Latest coronavirus help will also see buy-to-let landlords given three-month mortage holiday if needed
The government has promised to protect renters in both private and social housing from being evicted during the coronavirus pandemic.
It said it would bring forward emergency legislation banning any landlord from taking legal action to evict tenants for at least three months.
Ministers have also agreed with lenders to extend the offer of a three=month mortgage holiday to individual buy-to-let landlords where their tenants are unable to pay rent due to the direct or indirect effects of the virus.

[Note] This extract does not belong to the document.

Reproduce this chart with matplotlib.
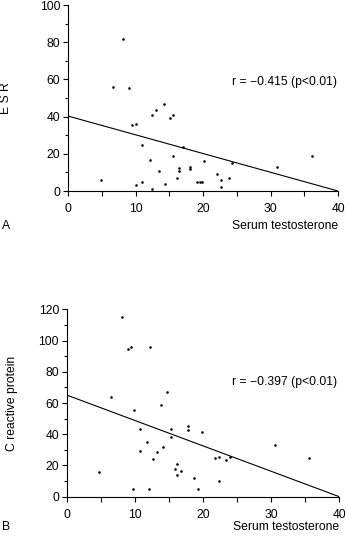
import matplotlib
matplotlib.use("Agg")
import matplotlib.pyplot as plt
from matplotlib.ticker import MultipleLocator

plt.rcParams['font.family'] = ['Liberation Sans', 'DejaVu Sans']

# Panel A: ESR vs serum testosterone
esr_x = [4.95, 6.7, 8.2, 9.06, 9.55, 10.1, 10.05, 11.0, 10.9, 12.1, 12.4, 12.5,
         13.0, 13.5, 14.2, 14.4, 15.05, 15.6, 15.6, 16.1, 16.5, 16.5, 17.1, 18.1,
         18.1, 19.1, 19.5, 19.9, 20.2, 22.1, 22.7, 22.7, 23.8, 24.3, 31.0, 36.1]
esr_y = [5.7, 56.1, 81.9, 55.6, 35.3, 36.0, 3.0, 24.9, 5.0, 16.8, 1.1, 40.7,
         43.4, 10.9, 46.6, 3.8, 39.4, 40.7, 18.8, 7.2, 12.5, 10.9, 23.8, 12.7,
         11.6, 5.0, 5.0, 5.0, 16.1, 9.1, 5.7, 2.0, 7.2, 15.2, 13.1, 18.6]
esr_fit_x = [0, 40]
esr_fit_y = [40.3, 0]
esr_r_text = "r = \u22120.415 (p<0.01)"

# Panel B: C reactive protein vs serum testosterone
crp_x = [8.07, 8.95, 9.44, 12.27, 14.77, 6.45, 9.83, 13.84, 10.76, 11.83, 10.76, 12.71,
         13.25, 14.18, 15.3, 15.3, 15.84, 16.19, 16.19, 16.72, 17.85, 17.85, 19.9, 18.73,
         19.2, 4.69, 9.78, 12.13, 21.76, 22.35, 22.3, 23.4, 24.0, 30.56, 35.55]
crp_y = [115.3, 94.4, 95.7, 95.7, 66.8, 63.6, 55.5, 58.9, 43.1, 34.8, 29.3, 23.9,
         28.4, 31.6, 43.6, 38.0, 17.5, 20.7, 13.9, 16.2, 45.3, 42.9, 41.2, 11.7,
         4.9, 16.0, 4.7, 4.7, 24.8, 25.6, 10.2, 23.3, 25.6, 32.9, 24.8]
crp_fit_x = [0, 40]
crp_fit_y = [65.1, 0]
crp_r_text = "r = \u22120.397 (p<0.01)"

W, H = 349, 536
fig = plt.figure(figsize=(W / 100, H / 100), dpi=100)
FS = 8.7


def px_axes(l, r, t, b):
    return fig.add_axes([l / W, 1 - b / H, (r - l) / W, (b - t) / H])


def style(ax, ymax, ymajor):
    ax.set_xlim(0, 40)
    ax.set_ylim(0, ymax)
    for s in ('top', 'right'):
        ax.spines[s].set_visible(False)
    for s in ('left', 'bottom'):
        ax.spines[s].set_linewidth(0.8)
    ax.xaxis.set_major_locator(MultipleLocator(10))
    ax.xaxis.set_minor_locator(MultipleLocator(5))
    ax.yaxis.set_major_locator(MultipleLocator(ymajor))
    ax.yaxis.set_minor_locator(MultipleLocator(ymajor / 2))
    ax.tick_params(which='both', direction='out', width=0.8, labelsize=FS)
    ax.tick_params(axis='x', which='both', pad=5)
    ax.tick_params(axis='y', which='both', pad=2)
    ax.tick_params(which='major', length=3.5)
    ax.tick_params(axis='x', which='minor', length=3.5)
    ax.tick_params(axis='y', which='minor', length=2)


# Panel A
axA = px_axes(68, 338, 5, 191)
style(axA, 100, 20)
axA.scatter(esr_x, esr_y, s=3.5, color='black', linewidths=0, clip_on=False)
axA.plot(esr_fit_x, esr_fit_y, color='black', lw=0.8)
axA.text(32.1, 58.6, esr_r_text, ha='center', va='center', fontsize=FS)
fig.text(6 / W, 1 - 98 / H, "E S R", rotation=90, ha='center', va='center', fontsize=FS)
fig.text(338 / W, 1 - 226 / H, "Serum testosterone", ha='right', va='center', fontsize=FS)
fig.text(2 / W, 1 - 226 / H, "A", ha='left', va='center', fontsize=FS)

# Panel B
axB = px_axes(66.7, 339.3, 309.3, 496.7)
style(axB, 120, 20)
axB.scatter(crp_x, crp_y, s=3.5, color='black', linewidths=0, clip_on=False)
axB.plot(crp_fit_x, crp_fit_y, color='black', lw=0.8)
axB.text(32.0, 73.5, crp_r_text, ha='center', va='center', fontsize=FS)
fig.text(12 / W, 1 - 403 / H, "C reactive protein", rotation=90, ha='center', va='center', fontsize=FS)
fig.text(339 / W, 1 - 527 / H, "Serum testosterone", ha='right', va='center', fontsize=FS)
fig.text(2 / W, 1 - 527 / H, "B", ha='left', va='center', fontsize=FS)

fig.savefig("out.png", dpi=100)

The government action came after a furious response in some quarters to the announcement on Tuesday of a three-month mortgage holiday for homeowners without equivalent protection for tenants. Homelessness charity Shelter warned that the situation could result in the eviction of tens of thousands of renters if action was not taken to protect them.
By the time the government announced the action late yesterday (Wednesday), the National Housing Federation had already unilaterally committed that its members would not evict tenants during the covid-19 outbreak.
It was not immediately clear, however, whether the government will offer any support to housing associations and professional or institutional landlords hit by falling rents.
Housing secretary Robert Jenrick said the government would ensure that “no renter who has lost income due to coronavirus will be forced out of their home, nor will any landlord face unmanageable debts”.
However, he went on to suggest that the measures would only protect renters and “private landlords”.
Polly Neate, chief executive at Shelter, said the news would come as a great relief to many people. “Without this decisive action tens of thousands of renters would have faced eviction in the coming months, while potentially trying to isolate and protect themselves and others,” she said.